Whether this was a Goebbels trick we will never know, but if it was, it was the best one of all. On the 27th January 1933 the Reichstag building was set alight. Goebbels was spotted running to the scene and shouting that it was an act of communism to trash the new government, and it’s clear that that’s what many people thought. It was later discovered that a young communist called Marianus Van der Lubbe was caught with matches and firelighters on his person. But it is now suspected that Hemann Goering , the chief of the police, ordered the S.A to do it. Who ever it was, it gave Hitler the perfect oppurtunity to end the reign of communism. He later persuaded Hindenburg to sign an emergency law called the ‘ Law for the protection of the people and state’ which stated about restrictions on personal liberty, on the right of free expression, freedom of the press, the rights of assembly, violations of the privacy of post and telephonic communications and many more.
This was around the time that the true ‘Brown terror’ started. It was called this as it was acted out by the S.A who wore brown shirts. It is thought up to 4000 communists were put in prison, communist papers were shut down, and meetings broken up. Many S.A members drove around beating up Anti-Nazi’s or breaking into peoples homes, inflicting terror everywhere. Goebbels was still perfecting his master plan and it was all out yet again. Giant Swastikas, major parades, mass rallies, radio flashes which all encouraged or forced ‘Vote Nazi’! In the 1933 March elections of the Reichstag, it looked like an easy Nazi victory with the Nazi’s getting 288 seats, but this is not necessarily true. All the other votes for other parties added up to the same as the Nazi’s meaning that about half of Germany’s voters didn’t actually vote Nazi. So they didn’t have the majority. Luckily for the Nazi’s the Nationalist party stepped in and joined forces with them adding 53 extra seats to their 288. This confirmed the fact that the Reichstag would now vote for whatever Hitler wanted. To confirm this and get closer to his goal of total power Hitler proposed an ‘ Enabling Law ‘ to the Reichstag on the 23rd March 1933 which enabled him to make laws for the next four years without the Reichstag’s approval. Of course he easily won the law now most of it was Nazi.
He now had total (legal) control over Germany.
Hitler used the enabling law as best as he could to his advantage, destroying anything that limited his power. He then did two major things. On 7th April 1933, Nazi officials were appointed by Hitler, to be in charge of local governments, which decided and ran Germany’s provinces. Then on the 2nd of May he shut down trade unions, stripped them of their funds and the leaders were chucked into jail. Then, and maybe the most important of all, he made another law. This one was called ‘ Law against the Formation of New parties.’ This ensured that the Nazi’s were the only political party in Germany, so no one could go up against them, and anyone who did had severe punishments of years of hard labours. This now made Germany a one party state.
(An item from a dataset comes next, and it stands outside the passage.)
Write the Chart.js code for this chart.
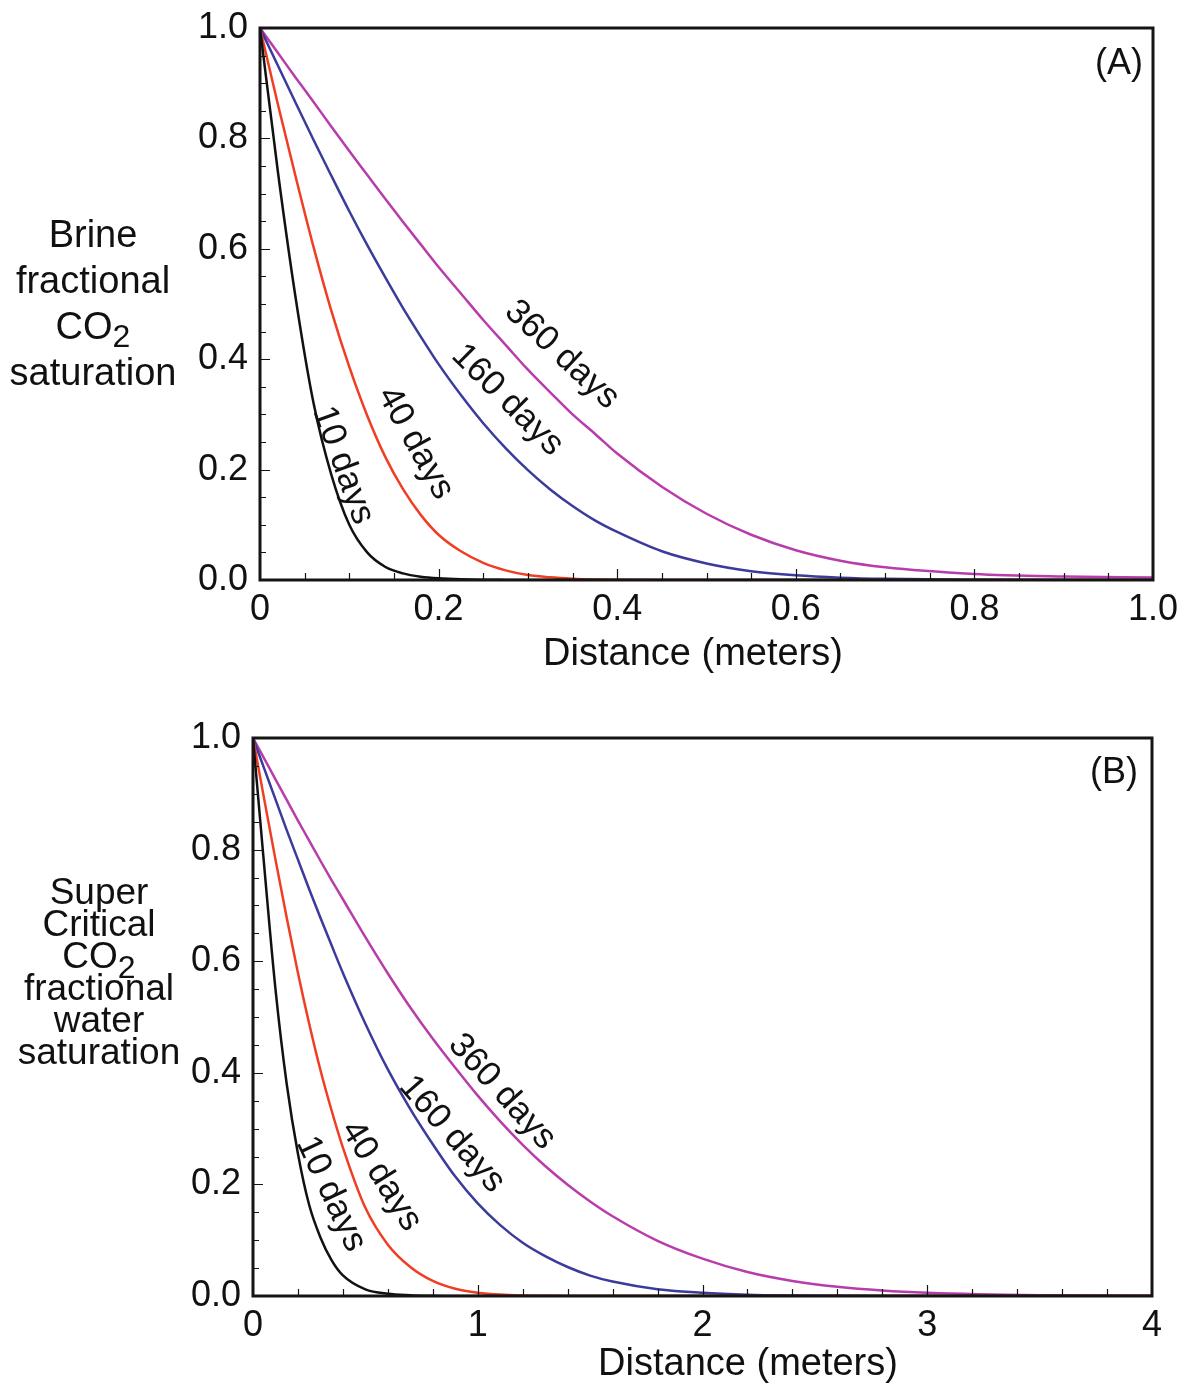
<!DOCTYPE html>
<html>
<head>
<meta charset="utf-8">
<script src="https://cdn.jsdelivr.net/npm/chart.js@4.4.1/dist/chart.umd.min.js"></script>
<style>
  html, body { margin: 0; padding: 0; background: #fff; }
  #wrap { position: relative; width: 1195px; height: 1385px; overflow: hidden; font-family: 'Liberation Sans', Arial, sans-serif; color: #111; }
  canvas { position: absolute; left: 0; }
  .txt { position: absolute; transform: translate(-50%, -50%); white-space: nowrap; }
  .ytitle { position: absolute; text-align: center; transform: translate(-50%, -50%); }
  .ytitle div { white-space: nowrap; }
  .sub { position: relative; font-size: 32px; }
</style>
</head>
<body>
<div id="wrap">
  <canvas id="chart-a" width="1195" height="710" style="top:-20px"></canvas>
  <canvas id="chart-b" width="1195" height="695" style="top:690px"></canvas>

  <div class="ytitle" style="left:93px; top:303px; font-size:38px;">
    <div style="height:46px; line-height:46px;">Brine</div>
    <div style="height:46px; line-height:46px;">fractional</div>
    <div style="height:46px; line-height:46px;">CO<span class="sub" style="top:8px">2</span></div>
    <div style="height:46px; line-height:46px;">saturation</div>
  </div>
  <div class="txt" style="left:1119px; top:62px; font-size:36px;">(A)</div>
  <div class="txt" style="left:693px; top:652px; font-size:38px;">Distance (meters)</div>

  <div class="ytitle" style="left:99px; top:972px; font-size:37px;">
    <div style="height:32px; line-height:32px;">Super</div>
    <div style="height:32px; line-height:32px;">Critical</div>
    <div style="height:32px; line-height:32px;">CO<span class="sub" style="top:10px">2</span></div>
    <div style="height:32px; line-height:32px;">fractional</div>
    <div style="height:32px; line-height:32px;">water</div>
    <div style="height:32px; line-height:32px;">saturation</div>
  </div>
  <div class="txt" style="left:1114px; top:771px; font-size:36px;">(B)</div>
  <div class="txt" style="left:748px; top:1362px; font-size:38px;">Distance (meters)</div>
</div>

<script>
// (A) brine fractional CO2 saturation vs distance (m)
const distA = [0, 0.02, 0.04, 0.06, 0.08, 0.10, 0.12, 0.14, 0.16, 0.18, 0.20, 0.225, 0.25, 0.275, 0.30, 0.325, 0.35, 0.375, 0.40, 0.45, 0.50, 0.55, 0.60, 0.65, 0.70, 0.80, 0.90, 1.00];
const brine10 = [1, 0.74, 0.51, 0.32, 0.19, 0.10, 0.05, 0.024, 0.012, 0.006, 0.003, 0.0012, 0.0005, 0.0002, 0, 0, 0, 0, 0, 0, 0, 0, 0, 0, 0, 0, 0, 0];
const brine40 = [1, 0.862, 0.73, 0.603, 0.487, 0.386, 0.298, 0.224, 0.165, 0.118, 0.082, 0.052, 0.031, 0.0175, 0.009, 0.0048, 0.0024, 0.0011, 0.0005, 0, 0, 0, 0, 0, 0, 0, 0, 0];
const brine160 = [1, 0.932, 0.864, 0.797, 0.732, 0.668, 0.607, 0.549, 0.493, 0.441, 0.391, 0.335, 0.284, 0.239, 0.199, 0.164, 0.134, 0.108, 0.087, 0.052, 0.030, 0.016, 0.0085, 0.0043, 0.0021, 0.0005, 0.0001, 0];
const brine360 = [1, 0.955, 0.910, 0.866, 0.821, 0.777, 0.734, 0.691, 0.649, 0.608, 0.567, 0.519, 0.471, 0.426, 0.381, 0.340, 0.300, 0.265, 0.229, 0.169, 0.120, 0.082, 0.054, 0.035, 0.023, 0.011, 0.0064, 0.0044];

// (B) supercritical CO2 fractional water saturation vs distance (m)
const distB = [0, 0.05, 0.1, 0.15, 0.2, 0.25, 0.3, 0.35, 0.4, 0.5, 0.6, 0.7, 0.8, 0.9, 1.0, 1.1, 1.2, 1.3, 1.4, 1.5, 1.6, 1.8, 2.0, 2.2, 2.4, 2.6, 2.8, 3.0, 3.5, 4.0];
const water10 = [1, 0.77, 0.55, 0.38, 0.255, 0.163, 0.105, 0.064, 0.037, 0.012, 0.004, 0.0015, 0.0005, 0, 0, 0, 0, 0, 0, 0, 0, 0, 0, 0, 0, 0, 0, 0, 0, 0];
const water40 = [1, 0.89, 0.782, 0.678, 0.579, 0.488, 0.405, 0.332, 0.266, 0.158, 0.092, 0.052, 0.027, 0.013, 0.006, 0.0025, 0.001, 0.0003, 0, 0, 0, 0, 0, 0, 0, 0, 0, 0, 0, 0];
const water160 = [1, 0.945, 0.89, 0.835, 0.782, 0.729, 0.678, 0.628, 0.579, 0.488, 0.406, 0.335, 0.272, 0.214, 0.166, 0.127, 0.0955, 0.0715, 0.052, 0.0366, 0.0259, 0.0122, 0.0057, 0.0023, 0.0009, 0.0003, 0, 0, 0, 0];
const water360 = [1, 0.963, 0.926, 0.889, 0.852, 0.816, 0.780, 0.745, 0.711, 0.643, 0.578, 0.517, 0.461, 0.409, 0.359, 0.313, 0.271, 0.233, 0.1995, 0.1695, 0.143, 0.099, 0.067, 0.043, 0.027, 0.0165, 0.0098, 0.0058, 0.0013, 0.0002];

const seriesNames = ['10 days', '40 days', '160 days', '360 days'];
const seriesColors = ['#111111', '#ef3e22', '#3b3b9c', '#b83dab'];

const yMajor = [0, 0.2, 0.4, 0.6, 0.8, 1.0];
const yMinor = [0.05, 0.1, 0.15, 0.25, 0.3, 0.35, 0.45, 0.5, 0.55, 0.65, 0.7, 0.75, 0.85, 0.9, 0.95];
const xMajorA = [0.2, 0.4, 0.6, 0.8];
const xMinorA = [0.05, 0.1, 0.15, 0.25, 0.3, 0.35, 0.45, 0.5, 0.55, 0.65, 0.7, 0.75, 0.85, 0.9, 0.95];
const xMajorB = [1, 2, 3];
const xMinorB = [0.2, 0.4, 0.6, 0.8, 1.2, 1.4, 1.6, 1.8, 2.2, 2.4, 2.6, 2.8, 3.2, 3.4, 3.6, 3.8];

// curve labels: [text, distance, saturation, angle in degrees]
const labelsA = [['10 days', 0.093, 0.208, 70], ['40 days', 0.174, 0.248, 61], ['160 days', 0.277, 0.326, 45], ['360 days', 0.338, 0.408, 43]];
const labelsB = [['10 days', 0.347, 0.183, 65], ['40 days', 0.57, 0.215, 58], ['160 days', 0.885, 0.29, 49], ['360 days', 1.108, 0.366, 48]];

const FONT = "'Liberation Sans', Arial, sans-serif";

const frameTicks = {
  id: 'frameTicks',
  afterDatasetsDraw(chart, _args, opts) {
    const { ctx, chartArea: a, scales: { x, y } } = chart;
    ctx.save();
    ctx.strokeStyle = '#151515';
    ctx.lineWidth = 1.2;
    ctx.beginPath();
    for (const v of opts.xMinor) {
      const px = Math.round(x.getPixelForValue(v)) + 0.5;
      ctx.moveTo(px, a.bottom); ctx.lineTo(px, a.bottom - 7);
    }
    for (const v of opts.xMajor) {
      const px = Math.round(x.getPixelForValue(v)) + 0.5;
      ctx.moveTo(px, a.bottom); ctx.lineTo(px, a.bottom - 11);
    }
    for (const v of yMinor) {
      const py = Math.round(y.getPixelForValue(v)) + 0.5;
      ctx.moveTo(a.left, py); ctx.lineTo(a.left + 6, py);
    }
    for (const v of yMajor) {
      const py = Math.round(y.getPixelForValue(v)) + 0.5;
      ctx.moveTo(a.left, py); ctx.lineTo(a.left + 10, py);
    }
    ctx.stroke();

    ctx.lineWidth = 3;
    ctx.strokeRect(a.left, a.top, a.right - a.left, a.bottom - a.top);

    ctx.fillStyle = '#111';
    ctx.font = '35px ' + FONT;
    ctx.textAlign = 'center';
    ctx.textBaseline = 'middle';
    for (const [text, dx, sy, ang] of opts.labels) {
      ctx.save();
      ctx.translate(x.getPixelForValue(dx), y.getPixelForValue(sy));
      ctx.rotate(ang * Math.PI / 180);
      ctx.fillText(text, 0, 0);
      ctx.restore();
    }
    ctx.restore();
  },
};

function makeChart(canvasId, dist, series, cfg) {
  const datasets = series.map((vals, i) => ({
    label: seriesNames[i],
    data: dist.map((d, j) => ({ x: d, y: vals[j] })),
    borderColor: seriesColors[i],
    backgroundColor: seriesColors[i],
    borderWidth: 2.5,
    pointRadius: 0,
    cubicInterpolationMode: 'monotone',
    fill: false,
  }));

  const tickFont = { family: FONT, size: 36 };

  return new Chart(document.getElementById(canvasId), {
    type: 'line',
    data: { datasets },
    options: {
      responsive: false,
      animation: false,
      layout: { padding: { top: cfg.padTop, right: cfg.padRight, left: 0, bottom: 0 } },
      plugins: {
        legend: { display: false },
        tooltip: { enabled: false },
        frameTicks: { xMajor: cfg.xMajor, xMinor: cfg.xMinor, labels: cfg.labels },
      },
      scales: {
        x: {
          type: 'linear',
          min: 0,
          max: cfg.xMax,
          grid: { display: false, drawTicks: false },
          border: { display: false },
          ticks: {
            stepSize: cfg.xStep,
            autoSkip: false,
            maxRotation: 0,
            padding: 8,
            color: '#111',
            font: tickFont,
            callback: cfg.xFmt,
          },
          afterFit: (s) => { s.height = cfg.xHeight; },
        },
        y: {
          min: 0,
          max: 1,
          grid: { display: false, drawTicks: false },
          border: { display: false },
          ticks: {
            stepSize: 0.2,
            padding: 12,
            color: '#111',
            font: tickFont,
            callback: (v) => v.toFixed(1),
          },
          afterFit: (s) => { s.width = cfg.yWidth; },
        },
      },
    },
    plugins: [frameTicks],
  });
}

makeChart('chart-a', distA, [brine10, brine40, brine160, brine360], {
  padTop: 48, padRight: 42, xHeight: 110, yWidth: 260,
  xMax: 1, xStep: 0.2, xMajor: xMajorA, xMinor: xMinorA, labels: labelsA,
  xFmt: (v) => (v === 0 ? '0' : v.toFixed(1)),
});

makeChart('chart-b', distB, [water10, water40, water160, water360], {
  padTop: 48, padRight: 43, xHeight: 89, yWidth: 253,
  xMax: 4, xStep: 1, xMajor: xMajorB, xMinor: xMinorB, labels: labelsB,
  xFmt: (v) => String(Math.round(v)),
});
</script>
</body>
</html>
Even though Hitler had cancelled out problems of other parties, he now started having problems in his own party. Two million of the party members were ‘Storm troopers’ who had gone around trashing and smashing communism in the famous 1933 violence of the Reichstag elections. Like every sector of the Nazi’s they had a leader. The leader of the Storm troopers was called Ernst Roehm, and his desire was to make the storm troopers part of the German army. This was not a popular idea, it worried Hitler as he feared Roehm turning into the most powerful man in Germany, and the army generals weren’t exceedingly happy about it either, because they were busy building up the army in case of rebellions or future invasions and said they didn’t need thieves, drunks and sods to be involved in it. At three o clock in the morning on 30th June 1934, Roehm and any other S.A leaders were taken away to prison and then shot. This continued over the next few days, and it is believed that no less than 400 people were executed. These killings were of course on the orders of Hitler and carried through by his private and perfected army the S.S (schutzstaffel or ‘Protection Squad’.) This is known as ‘The Night of Long Knives.’
A month later President Hindenburg died aged 87. Presidency was immediately swapped over to Hitler and he had himself be known as ‘ Fuehrer and Reich Chancellor’. On the 2nd August 1934, officers and men of the army took an oath swearing their loyalty to Hitler and how they were willing to die for him and their country. The only people that could oppose Hitler, had been those men, and now they’d just sworn an oath to him.
In conclusion Hitler managed to gain power by keeping himself the talk of Germany, using as much propaganda as he could to publicise himself, keeping a constant reign of terror with his private army, and legally working his way up to power through elections. He then managed to keep hold of this power by inserting new laws which made any other competition against the Nazi’s impossible( and illegal),killing any competitors, any threats and any Anti-Nazi’s. Hitler was a very clever man, and he managed to persuade most people at first that he was pleasing everyone, but I’m sure when their friends and family began being thrown into jail or shot, that they realised what they’d done, but then it was too late, Hitler had total control, and no one to oppose him.